The end of deployments is always bittersweet. The anticipation of returning back home to my family is like no other. I call it “bittersweet” because even though I couldn’t be more anxious to leave here, this IS a place I’ve lived for the last eight months. I’m not emotionally attached to anything or anyone, but I have made a few friends. Also, because I absolutely LOVE this feeling, it took me being away from home for several months in order to feel it. If I had the choice, I would never come out here, even for this great feeling at the end.
Since I’ve been in the Army for more than 17 years and I am eligible to retire at 20, there’s a good chance that this may be my very last deployment. I’m not interested in all the speculation about ISIS and everything else. As of right now, there’s a good chance that I’m done. My wife is close to 15 years, so she may be about there as well.
So how am I feeling right now, a few days before heading home? Well, there’s a lot going through my mind right now. First and foremost is my wife and our two children. I can’t wait to get back to them. We are VERY close as a family. I’m thinking a lot about all the fun things we all do together, such as, play MarioKart on the Wii, board games, playing chess with our son, reading with our daughter, going out together, movie night and everything else. I know that I also need to think about re-integrating myself into being the disciplinarian that I am. Yes, I’m the stricter between my wife and I, and I need to make sure my return to that isn’t a shock to everyone else. Even though my wife has told me countless times in the past month that that is one of the BIGGEST reasons she can’t wait for my return, I still have to remember to get back into the swing of things at a gradual pace. This is easy to say, but very difficult, because there’s often a feeling of making up for lost time. Now I’m very responsible in that I’m not one of those who will drink half a bar away because of this. I don’t drink that much as it is. But in terms of what’s important (which is FAMILY to me), then that’s where I may need to take a step back every once in a while.

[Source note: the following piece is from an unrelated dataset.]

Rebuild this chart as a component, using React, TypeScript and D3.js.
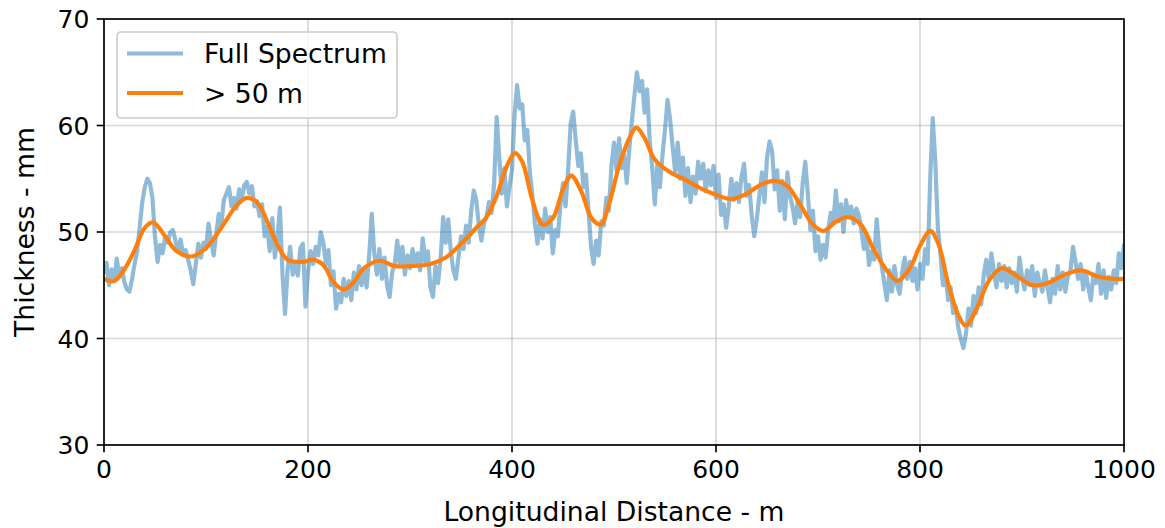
import React from "react";
import * as d3 from "d3";

// ---------- data ----------
const distanceStep = 2.5; // m between Full Spectrum samples
const fullSpectrum: number[] = [
  46.2, 47.1, 45.0, 46.5, 45.4, 47.5, 45.8, 46.6,
  45.3, 44.6, 44.4, 45.6, 47.0, 48.2, 50.5, 52.8,
  54.2, 55.0, 54.6, 53.2, 49.5, 47.2, 48.8, 48.0,
  49.6, 49.0, 50.0, 50.2, 49.2, 48.2, 49.3, 47.9,
  48.3, 47.4, 46.4, 45.1, 47.0, 48.9, 47.6, 49.0,
  48.4, 50.8, 49.2, 47.8, 49.8, 51.7, 50.6, 53.0,
  53.6, 54.2, 52.4, 53.2, 52.2, 54.0, 53.0, 54.4,
  54.7, 53.6, 54.3, 52.4, 52.9, 51.5, 52.6, 49.6,
  50.5, 48.2, 51.3, 47.6, 49.4, 52.3, 46.0, 42.3,
  46.5, 48.6, 46.0, 47.2, 45.9, 48.5, 48.9, 43.0,
  46.2, 48.2, 47.0, 48.6, 47.8, 50.0, 49.0, 47.0,
  48.3, 45.0, 46.3, 42.8, 44.2, 43.4, 45.6, 44.0,
  45.4, 43.6, 46.2, 44.6, 46.8, 45.0, 46.4, 44.8,
  47.8, 51.7, 48.0, 46.0, 48.4, 45.6, 47.6, 45.0,
  43.9, 46.2, 47.0, 49.2, 46.8, 48.6, 46.0, 47.8,
  46.6, 48.4, 46.9, 48.0, 46.4, 49.4, 47.2, 48.2,
  44.8, 43.9, 46.8, 45.2, 47.5, 51.4, 49.0, 51.2,
  48.2, 46.4, 45.6, 47.6, 49.6, 48.4, 50.6, 49.0,
  52.0, 53.9, 53.0, 50.6, 49.2, 50.8, 51.4, 52.8,
  51.8, 54.6, 60.8, 57.0, 53.6, 56.0, 52.4, 54.2,
  55.8, 61.0, 63.8, 61.6, 62.0, 58.6, 59.6, 55.6,
  53.4, 50.8, 48.9, 51.2, 49.4, 52.2, 50.0, 51.4,
  48.0, 50.2, 49.6, 52.6, 54.6, 52.4, 55.8, 60.2,
  61.3, 58.6, 56.2, 57.4, 54.2, 55.4, 52.0, 48.6,
  47.0, 49.2, 47.8, 51.0, 50.6, 53.2, 52.0, 56.2,
  58.4, 55.8, 58.8, 56.0, 57.2, 54.6, 57.8, 60.4,
  62.8, 65.0, 63.2, 64.2, 61.2, 63.4, 58.6, 56.0,
  52.6, 56.4, 54.2, 57.2, 59.6, 62.4, 60.6, 58.0,
  55.6, 58.4, 55.0, 57.0, 53.4, 56.0, 52.8, 55.2,
  53.6, 56.6, 55.0, 56.4, 53.8, 55.8, 54.4, 56.2,
  53.2, 55.4, 51.6, 52.6, 50.4, 52.4, 55.0, 53.0,
  54.6, 52.8, 55.2, 56.4, 53.4, 54.4, 51.6, 49.6,
  51.2, 53.4, 55.6, 52.8, 57.0, 58.5, 57.6, 54.0,
  55.8, 52.0, 54.8, 51.2, 55.6, 53.4, 52.4, 50.8,
  52.8, 51.4, 54.6, 56.6, 53.6, 50.2, 52.0, 48.2,
  49.6, 47.4, 48.8, 47.6, 50.2, 51.8, 50.8, 53.9,
  51.0, 52.6, 50.0, 53.0, 51.4, 52.4, 50.8, 52.2,
  51.6, 50.2, 48.4, 49.8, 46.9, 48.2, 47.4, 51.2,
  48.4, 46.8, 45.2, 43.6, 46.4, 44.4, 46.8, 45.0,
  44.2, 46.2, 47.6, 45.6, 47.2, 45.4, 46.6, 44.6,
  47.0, 45.6, 48.4, 47.0, 55.0, 60.7, 56.6, 50.4,
  48.0, 45.0, 46.2, 43.6, 44.8, 42.4, 43.0, 41.0,
  40.0, 39.1, 40.4, 42.8, 41.2, 44.0, 42.4, 44.8,
  43.2, 46.0, 47.4, 45.6, 48.0, 46.2, 44.8, 47.0,
  45.4, 46.8, 44.8, 46.6, 45.2, 46.2, 44.4, 47.6,
  45.8, 44.6, 46.4, 45.0, 46.8, 44.0, 46.2, 45.2,
  44.4, 46.4, 44.8, 43.4, 45.6, 44.2, 46.8, 44.6,
  46.2, 44.4, 45.8, 46.4, 48.6, 47.2, 45.6, 47.0,
  44.6, 46.2, 44.8, 43.6, 46.0, 45.2, 47.0, 44.2,
  46.4, 43.8, 45.8, 44.6, 46.4, 45.2, 48.0, 46.6,
  48.8,
];

const smoothDistance: number[] = [
  0, 10, 20, 30, 40, 48, 60, 70, 85, 100, 115, 130, 140, 150, 160, 170, 180,
  195, 205, 215, 225, 235, 245, 255, 270, 285, 300, 320, 335, 350, 365, 375,
  385, 395, 403, 410, 420, 430, 440, 450, 458, 468, 478, 487, 495, 505, 515,
  522, 530, 540, 555, 570, 585, 600, 615, 630, 645, 658, 670, 683, 695, 705,
  718, 730, 742, 755, 768, 778, 790, 800, 810, 818, 828, 838, 845, 855, 868,
  880, 893, 910, 925, 942, 958, 975, 990, 1000,
];
const smoothThickness: number[] = [
  45.6, 45.4, 46.5, 48.3, 50.4, 50.9, 49.6, 48.3, 47.7, 48.5, 50.4, 52.5, 53.2,
  52.8, 51.0, 48.8, 47.4, 47.2, 47.4, 46.9, 45.3, 44.6, 45.3, 46.6, 47.3, 46.8,
  46.8, 47.0, 47.6, 48.9, 50.4, 51.4, 53.4, 56.2, 57.4, 56.6, 53.0, 50.7, 51.3,
  54.0, 55.3, 53.8, 51.3, 50.7, 52.6, 56.2, 58.8, 59.8, 58.8, 56.8, 55.6, 54.9,
  54.1, 53.5, 53.1, 53.6, 54.5, 54.8, 54.3, 52.5, 50.7, 50.1, 51.0, 51.4, 50.7,
  48.3, 46.3, 45.4, 46.6, 48.7, 50.1, 48.9, 45.0, 42.1, 41.2, 42.7, 45.5, 46.6,
  46.0, 45.0, 45.2, 46.0, 46.4, 45.8, 45.6, 45.6,
];

const xTicks: number[] = [0, 200, 400, 600, 800, 1000];
const yTicks: number[] = [30, 40, 50, 60, 70];
const legendLabels: string[] = ["Full Spectrum", "> 50 m"];
const seriesColors: string[] = ["#1f77b4", "#ff7f0e"];

// ---------- layout ----------
const W = 1165;
const H = 528;
const plot = { left: 104, right: 1124, top: 19, bottom: 445 };
const FONT = "DejaVu Sans, sans-serif";
const FS_TICK = 25;
const FS_LABEL = 26.6;

export default function App() {
  const x = d3.scaleLinear().domain([0, 1000]).range([plot.left, plot.right]);
  const y = d3.scaleLinear().domain([30, 70]).range([plot.bottom, plot.top]);

  const fullPts: [number, number][] = fullSpectrum.map((v, i) => [i * distanceStep, v]);
  const smoothPts: [number, number][] = smoothDistance.map((d, i) => [d, smoothThickness[i]]);

  const line = d3
    .line<[number, number]>()
    .x((p) => x(p[0]))
    .y((p) => y(p[1]));
  const smoothLine = d3
    .line<[number, number]>()
    .x((p) => x(p[0]))
    .y((p) => y(p[1]))
    .curve(d3.curveCatmullRom.alpha(0.5));

  const tickLen = 7.3;
  const lw = 1.67;

  const legend = { x: 117, y: 32, w: 280, h: 86 };

  return (
    <svg
      width={W}
      height={H}
      style={{ position: "absolute", left: 0, top: 0, background: "#fff" }}
      fontFamily={FONT}
    >
      <rect x={0} y={0} width={W} height={H} fill="#fff" />
      <defs>
        <clipPath id="plotclip">
          <rect
            x={plot.left}
            y={plot.top}
            width={plot.right - plot.left}
            height={plot.bottom - plot.top}
          />
        </clipPath>
      </defs>
      {/* grid */}
      <g stroke="#b0b0b0" strokeOpacity={0.5} strokeWidth={lw}>
        {xTicks.map((t) => (
          <line key={"gx" + t} x1={x(t)} x2={x(t)} y1={plot.top} y2={plot.bottom} />
        ))}
        {yTicks.map((t) => (
          <line key={"gy" + t} x1={plot.left} x2={plot.right} y1={y(t)} y2={y(t)} />
        ))}
      </g>
      {/* series */}
      <g clipPath="url(#plotclip)">
        <path
          d={line(fullPts) || ""}
          fill="none"
          stroke={seriesColors[0]}
          strokeOpacity={0.5}
          strokeWidth={4.17}
          strokeLinejoin="round"
          strokeLinecap="round"
        />
        <path
          d={smoothLine(smoothPts) || ""}
          fill="none"
          stroke={seriesColors[1]}
          strokeWidth={4.17}
          strokeLinejoin="round"
          strokeLinecap="round"
        />
      </g>
      {/* spines */}
      <rect
        x={plot.left}
        y={plot.top}
        width={plot.right - plot.left}
        height={plot.bottom - plot.top}
        fill="none"
        stroke="#000"
        strokeWidth={lw}
      />
      {/* x ticks */}
      <g>
        {xTicks.map((t) => (
          <g key={"xt" + t}>
            <line
              x1={x(t)}
              x2={x(t)}
              y1={plot.bottom}
              y2={plot.bottom + tickLen}
              stroke="#000"
              strokeWidth={lw}
            />
            <text
              x={x(t)}
              y={plot.bottom + tickLen + 7.3 + 18.2}
              textAnchor="middle"
              fontSize={FS_TICK}
              fill="#000"
            >
              {t}
            </text>
          </g>
        ))}
      </g>
      {/* y ticks */}
      <g>
        {yTicks.map((t) => (
          <g key={"yt" + t}>
            <line
              x1={plot.left - tickLen}
              x2={plot.left}
              y1={y(t)}
              y2={y(t)}
              stroke="#000"
              strokeWidth={lw}
            />
            <text
              x={plot.left - tickLen - 7.3}
              y={y(t) + 9.1}
              textAnchor="end"
              fontSize={FS_TICK}
              fill="#000"
            >
              {t}
            </text>
          </g>
        ))}
      </g>
      {/* axis labels */}
      <text
        x={(plot.left + plot.right) / 2}
        y={521}
        textAnchor="middle"
        fontSize={FS_LABEL}
        fill="#000"
      >
        Longitudinal Distance - m
      </text>
      <text
        transform={`translate(${34},${(plot.top + plot.bottom) / 2}) rotate(-90)`}
        textAnchor="middle"
        fontSize={FS_LABEL}
        fill="#000"
      >
        Thickness - mm
      </text>
      {/* legend */}
      <g>
        <rect
          x={legend.x}
          y={legend.y}
          width={legend.w}
          height={legend.h}
          rx={4}
          ry={4}
          fill="#fff"
          fillOpacity={0.8}
          stroke="#cccccc"
          strokeWidth={lw}
        />
        {legendLabels.map((lab, i) => {
          const cy = 53.5 + i * 39.5;
          return (
            <g key={lab}>
              <line
                x1={127}
                x2={183}
                y1={cy}
                y2={cy}
                stroke={seriesColors[i]}
                strokeOpacity={i === 0 ? 0.5 : 1}
                strokeWidth={4.17}
              />
              <text x={204} y={cy + 9.7} fontSize={FS_LABEL} fill="#000">
                {lab}
              </text>
            </g>
          );
        })}
      </g>
    </svg>
  );
}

Of course, there’s the adjustment of jetlag. I’ll try to work on that on the way back, since there are quite a few delays.
Believe it or not (“I’m walking on air…I never thought I could feel so free-hee-hee”). Sorry. That song is in my head right now because I heard something on the television a little bit ago that sounded similar. Anyway, believe it or not, there IS some stress that comes with this. I think a lot of people who haven’t experienced this probably believe that it’s nothing but happiness all around. It IS, to a point, but that stress of returning exists as well. It’s not exactly a “bad” stress, so-to-speak, but still stress nonetheless. The adjustments, realizing the amount of time that has gone by, the potential change in my wife along with the MAJOR change in our children and hell, the change in ME (as likely seen by them), the differences in my daily routine and enjoying myself again along with trying my best to get back to normal; all of that plays a part. Some days I think about one thing and others, I think about the other stuff.
I always say that there’s a point in each deployment when leaving feels so far away that it’s nothing more than a distant dream. However, I eventually reach that point where it goes from being a dream to that light at the end of the tunnel that I can see. We’re on an airfield and our living area is right across the street from the flight line. Along with it sounding like our building is going to lift off the ground and fly away each time a plane takes off, I also get to see when planes are headed out and which type of plane it is. After having been here for this time, I’m kind of aware of which planes are which. I know all the commercial planes are likely taking people back home or to R+R (the two-week leave period most are granted; I was not because my deployment was scheduled for nine months as opposed to 12). The military planes are possibly doing the same or they’re flying on another mission. Then there are the cargo planes (FedEx, etc.). I’ll see them take off and think that some day, I’ll be on one of them.
Wait, not the FedEx one. I’m not trying to be a real life Tom Hanks, even though we do share the same birthday.
Anyway, that day has arrived; or at least it will in a couple of days. I’ve watched a lot of folks take off to head back home in the past more than eight months. As bad as this may sound, now someone can watch ME take off.